======== DATA IN THIS EXERCISE ========

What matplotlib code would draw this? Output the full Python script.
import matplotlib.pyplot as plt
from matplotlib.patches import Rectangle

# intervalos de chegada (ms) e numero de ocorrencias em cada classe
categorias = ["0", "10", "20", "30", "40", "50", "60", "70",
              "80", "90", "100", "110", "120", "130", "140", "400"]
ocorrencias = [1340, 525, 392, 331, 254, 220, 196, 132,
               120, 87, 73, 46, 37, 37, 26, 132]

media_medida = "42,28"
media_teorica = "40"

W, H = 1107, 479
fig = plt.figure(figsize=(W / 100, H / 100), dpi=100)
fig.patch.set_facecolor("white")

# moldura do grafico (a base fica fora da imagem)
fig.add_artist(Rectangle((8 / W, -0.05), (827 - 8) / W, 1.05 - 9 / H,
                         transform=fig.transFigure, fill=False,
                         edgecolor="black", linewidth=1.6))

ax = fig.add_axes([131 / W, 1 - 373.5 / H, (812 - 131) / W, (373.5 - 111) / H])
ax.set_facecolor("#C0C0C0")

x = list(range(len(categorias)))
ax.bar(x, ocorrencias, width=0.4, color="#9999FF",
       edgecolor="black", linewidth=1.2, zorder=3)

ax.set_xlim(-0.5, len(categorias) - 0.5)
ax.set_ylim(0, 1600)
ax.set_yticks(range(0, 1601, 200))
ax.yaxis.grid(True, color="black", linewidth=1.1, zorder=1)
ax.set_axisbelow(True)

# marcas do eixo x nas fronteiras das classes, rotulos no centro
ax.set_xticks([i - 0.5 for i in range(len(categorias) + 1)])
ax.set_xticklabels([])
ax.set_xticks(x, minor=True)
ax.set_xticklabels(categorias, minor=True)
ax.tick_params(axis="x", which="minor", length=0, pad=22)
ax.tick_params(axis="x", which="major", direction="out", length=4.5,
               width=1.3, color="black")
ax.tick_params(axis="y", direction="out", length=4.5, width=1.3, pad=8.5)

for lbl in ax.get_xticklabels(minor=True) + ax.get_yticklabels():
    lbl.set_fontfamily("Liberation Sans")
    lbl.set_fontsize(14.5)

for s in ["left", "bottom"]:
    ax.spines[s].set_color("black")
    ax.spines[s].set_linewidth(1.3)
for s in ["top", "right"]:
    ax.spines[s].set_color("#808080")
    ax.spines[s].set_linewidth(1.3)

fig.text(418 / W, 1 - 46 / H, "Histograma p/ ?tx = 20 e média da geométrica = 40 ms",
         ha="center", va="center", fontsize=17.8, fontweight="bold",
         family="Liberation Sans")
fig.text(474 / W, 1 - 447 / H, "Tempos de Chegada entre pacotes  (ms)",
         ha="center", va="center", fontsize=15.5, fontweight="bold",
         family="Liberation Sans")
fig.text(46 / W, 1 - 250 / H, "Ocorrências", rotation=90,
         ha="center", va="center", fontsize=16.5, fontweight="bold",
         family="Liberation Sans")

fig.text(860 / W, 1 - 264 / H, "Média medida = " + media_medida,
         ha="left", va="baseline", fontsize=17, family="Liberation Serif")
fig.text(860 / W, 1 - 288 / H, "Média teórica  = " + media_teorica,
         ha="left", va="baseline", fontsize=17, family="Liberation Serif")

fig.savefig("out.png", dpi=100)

========
======== DATA IN THIS EXERCISE ========

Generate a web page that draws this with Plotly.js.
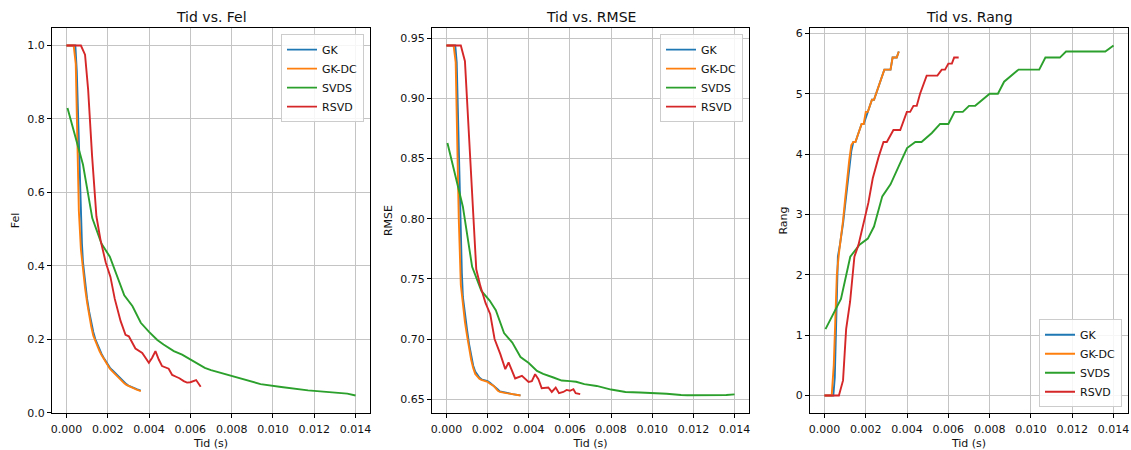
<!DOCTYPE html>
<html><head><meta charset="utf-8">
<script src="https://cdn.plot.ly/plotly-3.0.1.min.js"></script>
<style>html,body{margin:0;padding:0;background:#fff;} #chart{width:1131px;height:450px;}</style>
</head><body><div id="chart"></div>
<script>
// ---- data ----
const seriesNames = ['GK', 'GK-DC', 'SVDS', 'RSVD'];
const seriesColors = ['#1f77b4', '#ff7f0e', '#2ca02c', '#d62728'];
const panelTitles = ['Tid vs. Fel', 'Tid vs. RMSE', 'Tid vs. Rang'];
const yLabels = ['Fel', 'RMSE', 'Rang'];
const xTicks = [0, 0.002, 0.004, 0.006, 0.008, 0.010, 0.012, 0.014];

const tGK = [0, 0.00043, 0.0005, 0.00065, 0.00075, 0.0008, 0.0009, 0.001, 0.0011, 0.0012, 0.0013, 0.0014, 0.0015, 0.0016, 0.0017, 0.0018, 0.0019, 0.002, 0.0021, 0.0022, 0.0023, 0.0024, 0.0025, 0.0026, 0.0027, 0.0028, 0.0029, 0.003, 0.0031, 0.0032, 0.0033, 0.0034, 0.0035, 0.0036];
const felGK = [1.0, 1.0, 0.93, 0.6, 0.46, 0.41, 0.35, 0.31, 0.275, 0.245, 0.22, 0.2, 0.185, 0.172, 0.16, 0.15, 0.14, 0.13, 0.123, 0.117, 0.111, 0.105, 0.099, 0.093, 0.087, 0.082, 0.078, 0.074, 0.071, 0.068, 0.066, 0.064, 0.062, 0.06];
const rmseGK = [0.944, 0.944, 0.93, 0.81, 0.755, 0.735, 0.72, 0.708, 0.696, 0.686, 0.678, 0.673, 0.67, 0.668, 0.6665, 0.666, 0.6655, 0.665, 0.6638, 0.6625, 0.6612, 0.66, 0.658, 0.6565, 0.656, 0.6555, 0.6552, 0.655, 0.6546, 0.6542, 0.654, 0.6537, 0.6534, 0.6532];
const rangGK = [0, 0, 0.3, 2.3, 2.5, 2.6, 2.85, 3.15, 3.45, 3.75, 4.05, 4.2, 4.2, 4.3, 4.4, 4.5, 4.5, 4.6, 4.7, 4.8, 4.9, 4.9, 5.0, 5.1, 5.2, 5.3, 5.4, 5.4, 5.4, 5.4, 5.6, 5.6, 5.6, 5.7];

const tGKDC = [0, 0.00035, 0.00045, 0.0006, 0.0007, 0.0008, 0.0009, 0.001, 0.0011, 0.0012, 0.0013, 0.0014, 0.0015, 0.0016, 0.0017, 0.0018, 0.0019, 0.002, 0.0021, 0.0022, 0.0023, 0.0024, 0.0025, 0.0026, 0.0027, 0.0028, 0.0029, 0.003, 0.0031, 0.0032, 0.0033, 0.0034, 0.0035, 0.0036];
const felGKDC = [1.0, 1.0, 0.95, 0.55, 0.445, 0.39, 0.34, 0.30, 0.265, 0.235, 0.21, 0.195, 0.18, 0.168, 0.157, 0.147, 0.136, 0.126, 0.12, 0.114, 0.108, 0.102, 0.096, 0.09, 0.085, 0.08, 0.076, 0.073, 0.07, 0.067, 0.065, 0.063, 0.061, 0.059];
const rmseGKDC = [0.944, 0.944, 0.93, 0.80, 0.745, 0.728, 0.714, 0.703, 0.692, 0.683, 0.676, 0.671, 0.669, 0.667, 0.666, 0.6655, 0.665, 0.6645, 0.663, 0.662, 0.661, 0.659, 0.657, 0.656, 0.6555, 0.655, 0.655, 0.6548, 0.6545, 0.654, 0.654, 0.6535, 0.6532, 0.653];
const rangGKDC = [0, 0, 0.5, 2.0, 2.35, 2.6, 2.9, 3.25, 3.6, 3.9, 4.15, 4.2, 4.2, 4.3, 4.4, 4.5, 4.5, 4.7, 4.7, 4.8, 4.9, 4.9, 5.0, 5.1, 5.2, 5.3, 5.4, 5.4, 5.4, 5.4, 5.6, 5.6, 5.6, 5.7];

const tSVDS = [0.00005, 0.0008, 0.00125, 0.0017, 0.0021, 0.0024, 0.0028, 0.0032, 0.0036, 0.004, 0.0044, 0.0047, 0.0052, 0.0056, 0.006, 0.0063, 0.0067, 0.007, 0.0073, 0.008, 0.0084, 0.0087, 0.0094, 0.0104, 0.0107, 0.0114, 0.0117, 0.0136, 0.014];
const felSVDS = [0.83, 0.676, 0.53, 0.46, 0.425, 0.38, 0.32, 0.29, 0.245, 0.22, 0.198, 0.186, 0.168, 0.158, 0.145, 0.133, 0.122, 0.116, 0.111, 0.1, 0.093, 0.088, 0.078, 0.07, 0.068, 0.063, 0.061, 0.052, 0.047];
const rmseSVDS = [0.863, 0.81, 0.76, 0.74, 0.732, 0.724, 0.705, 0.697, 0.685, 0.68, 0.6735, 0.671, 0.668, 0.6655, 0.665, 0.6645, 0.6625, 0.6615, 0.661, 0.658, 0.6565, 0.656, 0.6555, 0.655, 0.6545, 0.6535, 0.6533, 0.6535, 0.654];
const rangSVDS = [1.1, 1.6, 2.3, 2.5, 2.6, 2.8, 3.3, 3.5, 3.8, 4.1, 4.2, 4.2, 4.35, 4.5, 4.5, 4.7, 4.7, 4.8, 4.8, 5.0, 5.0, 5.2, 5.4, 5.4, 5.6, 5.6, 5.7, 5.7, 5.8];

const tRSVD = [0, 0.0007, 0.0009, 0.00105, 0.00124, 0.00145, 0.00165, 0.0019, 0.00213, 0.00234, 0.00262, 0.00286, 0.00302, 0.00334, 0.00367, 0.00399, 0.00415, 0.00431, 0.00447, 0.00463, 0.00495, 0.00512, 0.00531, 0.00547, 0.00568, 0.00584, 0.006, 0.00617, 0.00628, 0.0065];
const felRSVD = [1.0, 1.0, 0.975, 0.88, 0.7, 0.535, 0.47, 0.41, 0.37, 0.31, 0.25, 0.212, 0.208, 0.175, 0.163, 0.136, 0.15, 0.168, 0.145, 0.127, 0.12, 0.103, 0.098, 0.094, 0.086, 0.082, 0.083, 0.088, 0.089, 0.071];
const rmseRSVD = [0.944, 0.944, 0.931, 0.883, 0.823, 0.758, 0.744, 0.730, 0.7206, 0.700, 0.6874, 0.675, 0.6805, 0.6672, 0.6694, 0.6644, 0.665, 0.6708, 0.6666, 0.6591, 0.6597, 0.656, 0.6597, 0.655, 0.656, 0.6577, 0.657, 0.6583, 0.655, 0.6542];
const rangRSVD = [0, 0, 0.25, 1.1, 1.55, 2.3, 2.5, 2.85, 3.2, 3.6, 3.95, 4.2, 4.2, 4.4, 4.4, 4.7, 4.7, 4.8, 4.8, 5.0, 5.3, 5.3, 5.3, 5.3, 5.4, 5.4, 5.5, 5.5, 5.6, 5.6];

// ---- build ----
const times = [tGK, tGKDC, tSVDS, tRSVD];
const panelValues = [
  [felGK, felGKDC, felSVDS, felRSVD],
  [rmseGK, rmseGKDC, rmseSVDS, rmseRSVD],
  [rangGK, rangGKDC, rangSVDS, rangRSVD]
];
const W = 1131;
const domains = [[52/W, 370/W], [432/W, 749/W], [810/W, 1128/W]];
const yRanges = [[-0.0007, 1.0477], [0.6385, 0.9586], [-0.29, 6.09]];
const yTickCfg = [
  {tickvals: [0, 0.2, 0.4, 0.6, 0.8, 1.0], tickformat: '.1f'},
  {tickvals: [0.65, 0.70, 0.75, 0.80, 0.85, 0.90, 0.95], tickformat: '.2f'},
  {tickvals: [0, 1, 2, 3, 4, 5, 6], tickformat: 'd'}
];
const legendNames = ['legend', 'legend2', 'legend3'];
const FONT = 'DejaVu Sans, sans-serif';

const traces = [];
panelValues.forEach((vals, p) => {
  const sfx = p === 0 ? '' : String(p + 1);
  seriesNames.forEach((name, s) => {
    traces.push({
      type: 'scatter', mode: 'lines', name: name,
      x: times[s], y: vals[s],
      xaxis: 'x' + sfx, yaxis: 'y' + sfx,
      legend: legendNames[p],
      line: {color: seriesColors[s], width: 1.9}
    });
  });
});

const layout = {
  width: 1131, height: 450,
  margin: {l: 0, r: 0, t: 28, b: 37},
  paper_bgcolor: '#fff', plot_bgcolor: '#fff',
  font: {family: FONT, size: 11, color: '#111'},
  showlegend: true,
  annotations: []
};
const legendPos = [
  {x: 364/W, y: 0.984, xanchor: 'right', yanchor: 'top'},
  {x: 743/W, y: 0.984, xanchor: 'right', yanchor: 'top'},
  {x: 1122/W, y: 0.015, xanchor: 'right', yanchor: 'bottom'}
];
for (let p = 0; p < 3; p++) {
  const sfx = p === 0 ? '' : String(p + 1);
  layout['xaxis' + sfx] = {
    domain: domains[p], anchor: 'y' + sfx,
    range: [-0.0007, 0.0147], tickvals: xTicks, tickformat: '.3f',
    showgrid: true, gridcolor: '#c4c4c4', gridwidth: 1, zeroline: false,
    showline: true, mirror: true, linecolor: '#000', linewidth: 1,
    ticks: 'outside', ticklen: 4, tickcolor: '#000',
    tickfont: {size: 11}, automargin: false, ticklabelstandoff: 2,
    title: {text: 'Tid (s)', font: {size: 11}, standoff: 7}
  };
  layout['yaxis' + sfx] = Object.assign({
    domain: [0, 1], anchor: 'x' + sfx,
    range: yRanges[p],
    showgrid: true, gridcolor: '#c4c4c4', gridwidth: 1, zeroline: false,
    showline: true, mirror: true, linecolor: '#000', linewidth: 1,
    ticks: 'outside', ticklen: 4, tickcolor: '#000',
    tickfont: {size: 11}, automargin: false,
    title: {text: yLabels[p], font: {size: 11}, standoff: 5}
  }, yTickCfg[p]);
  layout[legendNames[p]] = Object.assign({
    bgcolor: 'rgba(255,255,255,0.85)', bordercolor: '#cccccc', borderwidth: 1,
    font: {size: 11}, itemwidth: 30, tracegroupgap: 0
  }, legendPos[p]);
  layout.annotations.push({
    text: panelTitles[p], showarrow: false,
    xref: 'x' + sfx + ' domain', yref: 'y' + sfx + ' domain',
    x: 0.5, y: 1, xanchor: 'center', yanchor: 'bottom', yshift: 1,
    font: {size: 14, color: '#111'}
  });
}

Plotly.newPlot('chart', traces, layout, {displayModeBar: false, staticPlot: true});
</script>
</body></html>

========

• **INSTRUCTIONS TO FOLLOW**
Return the lines of the records that include the string "script".

• **FINISHED TASK**
What matplotlib code would draw this? Output the full Python script.
<script src="https://cdn.plot.ly/plotly-3.0.1.min.js"></script>
<script>
</script>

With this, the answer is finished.